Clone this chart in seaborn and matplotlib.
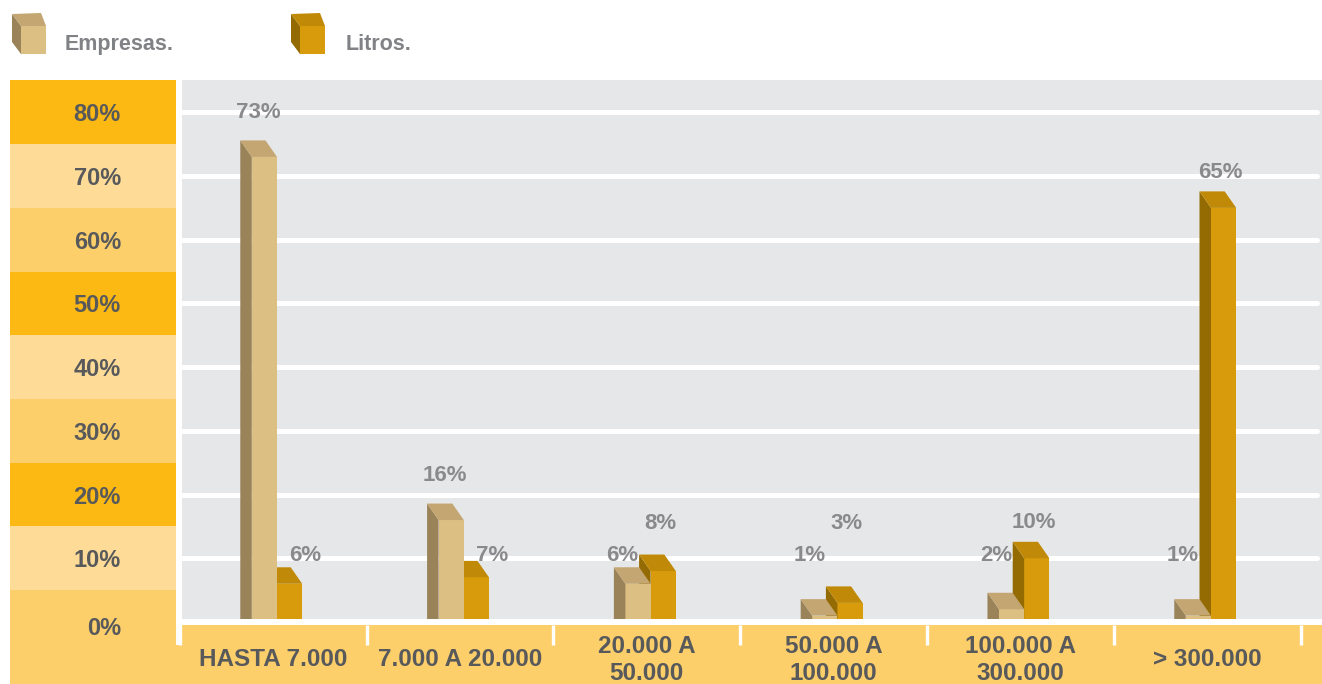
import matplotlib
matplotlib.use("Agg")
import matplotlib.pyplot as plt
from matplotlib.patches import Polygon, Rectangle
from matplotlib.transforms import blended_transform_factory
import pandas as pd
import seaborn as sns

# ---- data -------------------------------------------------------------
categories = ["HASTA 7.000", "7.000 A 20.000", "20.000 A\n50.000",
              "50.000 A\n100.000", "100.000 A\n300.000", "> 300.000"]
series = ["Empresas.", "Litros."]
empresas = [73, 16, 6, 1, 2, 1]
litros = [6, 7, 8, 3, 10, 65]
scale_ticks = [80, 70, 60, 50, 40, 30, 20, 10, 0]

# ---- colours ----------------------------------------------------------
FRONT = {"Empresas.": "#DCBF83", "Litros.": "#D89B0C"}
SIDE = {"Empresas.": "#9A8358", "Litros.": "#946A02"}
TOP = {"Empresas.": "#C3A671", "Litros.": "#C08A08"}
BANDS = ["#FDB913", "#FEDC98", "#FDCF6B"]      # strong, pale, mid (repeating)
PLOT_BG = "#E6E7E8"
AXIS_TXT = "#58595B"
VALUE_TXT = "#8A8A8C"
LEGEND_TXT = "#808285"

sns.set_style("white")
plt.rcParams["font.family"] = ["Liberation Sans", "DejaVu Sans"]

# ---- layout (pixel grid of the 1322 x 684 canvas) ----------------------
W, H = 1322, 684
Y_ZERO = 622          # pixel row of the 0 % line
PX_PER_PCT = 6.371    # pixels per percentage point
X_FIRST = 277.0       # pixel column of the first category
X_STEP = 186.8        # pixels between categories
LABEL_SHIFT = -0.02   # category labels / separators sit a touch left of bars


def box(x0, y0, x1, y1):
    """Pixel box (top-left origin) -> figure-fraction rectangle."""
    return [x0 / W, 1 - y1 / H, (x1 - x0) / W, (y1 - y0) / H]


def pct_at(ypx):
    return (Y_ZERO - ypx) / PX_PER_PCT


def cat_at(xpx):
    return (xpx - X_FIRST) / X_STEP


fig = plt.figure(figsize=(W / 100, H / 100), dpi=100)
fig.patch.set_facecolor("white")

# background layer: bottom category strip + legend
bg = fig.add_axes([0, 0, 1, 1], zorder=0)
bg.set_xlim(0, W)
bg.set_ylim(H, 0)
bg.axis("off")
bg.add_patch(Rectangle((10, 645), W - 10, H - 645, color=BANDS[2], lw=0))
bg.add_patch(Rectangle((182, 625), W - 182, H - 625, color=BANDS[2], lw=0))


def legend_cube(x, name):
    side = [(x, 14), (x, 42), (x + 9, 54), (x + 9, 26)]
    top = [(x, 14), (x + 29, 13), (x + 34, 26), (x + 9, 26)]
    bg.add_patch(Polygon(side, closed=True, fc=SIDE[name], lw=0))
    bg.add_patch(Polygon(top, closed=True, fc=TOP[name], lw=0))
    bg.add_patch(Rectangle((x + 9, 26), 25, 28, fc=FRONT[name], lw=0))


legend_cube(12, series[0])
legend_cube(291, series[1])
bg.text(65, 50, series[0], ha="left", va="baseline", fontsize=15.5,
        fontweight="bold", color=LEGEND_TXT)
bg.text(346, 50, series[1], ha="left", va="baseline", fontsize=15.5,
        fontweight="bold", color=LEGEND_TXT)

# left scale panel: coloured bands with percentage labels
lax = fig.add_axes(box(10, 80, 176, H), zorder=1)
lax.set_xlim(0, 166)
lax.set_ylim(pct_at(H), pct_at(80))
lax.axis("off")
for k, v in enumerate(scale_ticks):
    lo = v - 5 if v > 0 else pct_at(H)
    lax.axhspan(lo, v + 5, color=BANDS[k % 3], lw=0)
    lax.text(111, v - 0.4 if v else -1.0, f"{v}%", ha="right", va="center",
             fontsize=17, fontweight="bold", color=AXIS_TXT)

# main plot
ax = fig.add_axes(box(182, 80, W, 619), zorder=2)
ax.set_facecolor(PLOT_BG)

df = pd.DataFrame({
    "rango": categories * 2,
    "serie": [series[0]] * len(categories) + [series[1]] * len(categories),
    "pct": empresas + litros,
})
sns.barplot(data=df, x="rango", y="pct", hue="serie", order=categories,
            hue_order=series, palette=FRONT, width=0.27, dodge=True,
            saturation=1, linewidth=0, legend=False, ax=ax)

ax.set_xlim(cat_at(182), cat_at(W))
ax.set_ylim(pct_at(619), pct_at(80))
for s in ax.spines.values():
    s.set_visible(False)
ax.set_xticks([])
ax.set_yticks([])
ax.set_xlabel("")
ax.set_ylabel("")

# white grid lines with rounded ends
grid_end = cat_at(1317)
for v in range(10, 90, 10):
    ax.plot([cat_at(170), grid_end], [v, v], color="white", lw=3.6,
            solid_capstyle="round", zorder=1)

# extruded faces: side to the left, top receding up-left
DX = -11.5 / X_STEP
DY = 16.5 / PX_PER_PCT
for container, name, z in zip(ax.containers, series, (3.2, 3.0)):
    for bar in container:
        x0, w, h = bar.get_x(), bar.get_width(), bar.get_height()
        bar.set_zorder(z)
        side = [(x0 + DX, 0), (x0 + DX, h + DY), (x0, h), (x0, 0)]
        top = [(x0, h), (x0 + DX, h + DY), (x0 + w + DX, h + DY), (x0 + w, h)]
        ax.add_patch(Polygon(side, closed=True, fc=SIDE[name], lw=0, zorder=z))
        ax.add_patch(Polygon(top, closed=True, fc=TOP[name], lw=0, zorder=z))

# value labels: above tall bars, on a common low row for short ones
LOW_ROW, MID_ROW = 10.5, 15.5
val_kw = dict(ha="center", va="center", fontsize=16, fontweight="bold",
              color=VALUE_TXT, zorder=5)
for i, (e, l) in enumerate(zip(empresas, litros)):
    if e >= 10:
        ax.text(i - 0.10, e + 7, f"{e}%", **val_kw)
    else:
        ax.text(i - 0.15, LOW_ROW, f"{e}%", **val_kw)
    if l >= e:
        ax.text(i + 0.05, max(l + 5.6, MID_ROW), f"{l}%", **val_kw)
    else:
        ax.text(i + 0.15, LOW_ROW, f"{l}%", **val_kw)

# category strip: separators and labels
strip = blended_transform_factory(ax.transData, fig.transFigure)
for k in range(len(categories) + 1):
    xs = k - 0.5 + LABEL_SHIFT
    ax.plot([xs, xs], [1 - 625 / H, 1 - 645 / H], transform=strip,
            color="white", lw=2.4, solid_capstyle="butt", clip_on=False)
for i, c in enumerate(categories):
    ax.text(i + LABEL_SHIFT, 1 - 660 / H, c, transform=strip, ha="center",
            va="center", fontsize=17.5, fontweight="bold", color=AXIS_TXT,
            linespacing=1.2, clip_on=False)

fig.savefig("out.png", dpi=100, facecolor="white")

.....

_Directions_
Pictures are excluded; copy all other data exactly as shown.

_Response to this task_
Clone this chart in seaborn and matplotlib.
import matplotlib
matplotlib.use("Agg")
import matplotlib.pyplot as plt
from matplotlib.patches import Polygon, Rectangle
from matplotlib.transforms import blended_transform_factory
import pandas as pd
import seaborn as sns

# ---- data -------------------------------------------------------------
categories = ["HASTA 7.000", "7.000 A 20.000", "20.000 A\n50.000",
              "50.000 A\n100.000", "100.000 A\n300.000", "> 300.000"]
series = ["Empresas.", "Litros."]
empresas = [73, 16, 6, 1, 2, 1]
litros = [6, 7, 8, 3, 10, 65]
scale_ticks = [80, 70, 60, 50, 40, 30, 20, 10, 0]

# ---- colours ----------------------------------------------------------
FRONT = {"Empresas.": "#DCBF83", "Litros.": "#D89B0C"}
SIDE = {"Empresas.": "#9A8358", "Litros.": "#946A02"}
TOP = {"Empresas.": "#C3A671", "Litros.": "#C08A08"}
BANDS = ["#FDB913", "#FEDC98", "#FDCF6B"]      # strong, pale, mid (repeating)
PLOT_BG = "#E6E7E8"
AXIS_TXT = "#58595B"
VALUE_TXT = "#8A8A8C"
LEGEND_TXT = "#808285"

sns.set_style("white")
plt.rcParams["font.family"] = ["Liberation Sans", "DejaVu Sans"]

# ---- layout (pixel grid of the 1322 x 684 canvas) ----------------------
W, H = 1322, 684
Y_ZERO = 622          # pixel row of the 0 % line
PX_PER_PCT = 6.371    # pixels per percentage point
X_FIRST = 277.0       # pixel column of the first category
X_STEP = 186.8        # pixels between categories
LABEL_SHIFT = -0.02   # category labels / separators sit a touch left of bars


def box(x0, y0, x1, y1):
    """Pixel box (top-left origin) -> figure-fraction rectangle."""
    return [x0 / W, 1 - y1 / H, (x1 - x0) / W, (y1 - y0) / H]


def pct_at(ypx):
    return (Y_ZERO - ypx) / PX_PER_PCT


def cat_at(xpx):
    return (xpx - X_FIRST) / X_STEP


fig = plt.figure(figsize=(W / 100, H / 100), dpi=100)
fig.patch.set_facecolor("white")

# background layer: bottom category strip + legend
bg = fig.add_axes([0, 0, 1, 1], zorder=0)
bg.set_xlim(0, W)
bg.set_ylim(H, 0)
bg.axis("off")
bg.add_patch(Rectangle((10, 645), W - 10, H - 645, color=BANDS[2], lw=0))
bg.add_patch(Rectangle((182, 625), W - 182, H - 625, color=BANDS[2], lw=0))


def legend_cube(x, name):
    side = [(x, 14), (x, 42), (x + 9, 54), (x + 9, 26)]
    top = [(x, 14), (x + 29, 13), (x + 34, 26), (x + 9, 26)]
    bg.add_patch(Polygon(side, closed=True, fc=SIDE[name], lw=0))
    bg.add_patch(Polygon(top, closed=True, fc=TOP[name], lw=0))
    bg.add_patch(Rectangle((x + 9, 26), 25, 28, fc=FRONT[name], lw=0))


legend_cube(12, series[0])
legend_cube(291, series[1])
bg.text(65, 50, series[0], ha="left", va="baseline", fontsize=15.5,
        fontweight="bold", color=LEGEND_TXT)
bg.text(346, 50, series[1], ha="left", va="baseline", fontsize=15.5,
        fontweight="bold", color=LEGEND_TXT)

# left scale panel: coloured bands with percentage labels
lax = fig.add_axes(box(10, 80, 176, H), zorder=1)
lax.set_xlim(0, 166)
lax.set_ylim(pct_at(H), pct_at(80))
lax.axis("off")
for k, v in enumerate(scale_ticks):
    lo = v - 5 if v > 0 else pct_at(H)
    lax.axhspan(lo, v + 5, color=BANDS[k % 3], lw=0)
    lax.text(111, v - 0.4 if v else -1.0, f"{v}%", ha="right", va="center",
             fontsize=17, fontweight="bold", color=AXIS_TXT)

# main plot
ax = fig.add_axes(box(182, 80, W, 619), zorder=2)
ax.set_facecolor(PLOT_BG)

df = pd.DataFrame({
    "rango": categories * 2,
    "serie": [series[0]] * len(categories) + [series[1]] * len(categories),
    "pct": empresas + litros,
})
sns.barplot(data=df, x="rango", y="pct", hue="serie", order=categories,
            hue_order=series, palette=FRONT, width=0.27, dodge=True,
            saturation=1, linewidth=0, legend=False, ax=ax)

ax.set_xlim(cat_at(182), cat_at(W))
ax.set_ylim(pct_at(619), pct_at(80))
for s in ax.spines.values():
    s.set_visible(False)
ax.set_xticks([])
ax.set_yticks([])
ax.set_xlabel("")
ax.set_ylabel("")

# white grid lines with rounded ends
grid_end = cat_at(1317)
for v in range(10, 90, 10):
    ax.plot([cat_at(170), grid_end], [v, v], color="white", lw=3.6,
            solid_capstyle="round", zorder=1)

# extruded faces: side to the left, top receding up-left
DX = -11.5 / X_STEP
DY = 16.5 / PX_PER_PCT
for container, name, z in zip(ax.containers, series, (3.2, 3.0)):
    for bar in container:
        x0, w, h = bar.get_x(), bar.get_width(), bar.get_height()
        bar.set_zorder(z)
        side = [(x0 + DX, 0), (x0 + DX, h + DY), (x0, h), (x0, 0)]
        top = [(x0, h), (x0 + DX, h + DY), (x0 + w + DX, h + DY), (x0 + w, h)]
        ax.add_patch(Polygon(side, closed=True, fc=SIDE[name], lw=0, zorder=z))
        ax.add_patch(Polygon(top, closed=True, fc=TOP[name], lw=0, zorder=z))

# value labels: above tall bars, on a common low row for short ones
LOW_ROW, MID_ROW = 10.5, 15.5
val_kw = dict(ha="center", va="center", fontsize=16, fontweight="bold",
              color=VALUE_TXT, zorder=5)
for i, (e, l) in enumerate(zip(empresas, litros)):
    if e >= 10:
        ax.text(i - 0.10, e + 7, f"{e}%", **val_kw)
    else:
        ax.text(i - 0.15, LOW_ROW, f"{e}%", **val_kw)
    if l >= e:
        ax.text(i + 0.05, max(l + 5.6, MID_ROW), f"{l}%", **val_kw)
    else:
        ax.text(i + 0.15, LOW_ROW, f"{l}%", **val_kw)

# category strip: separators and labels
strip = blended_transform_factory(ax.transData, fig.transFigure)
for k in range(len(categories) + 1):
    xs = k - 0.5 + LABEL_SHIFT
    ax.plot([xs, xs], [1 - 625 / H, 1 - 645 / H], transform=strip,
            color="white", lw=2.4, solid_capstyle="butt", clip_on=False)
for i, c in enumerate(categories):
    ax.text(i + LABEL_SHIFT, 1 - 660 / H, c, transform=strip, ha="center",
            va="center", fontsize=17.5, fontweight="bold", color=AXIS_TXT,
            linespacing=1.2, clip_on=False)

fig.savefig("out.png", dpi=100, facecolor="white")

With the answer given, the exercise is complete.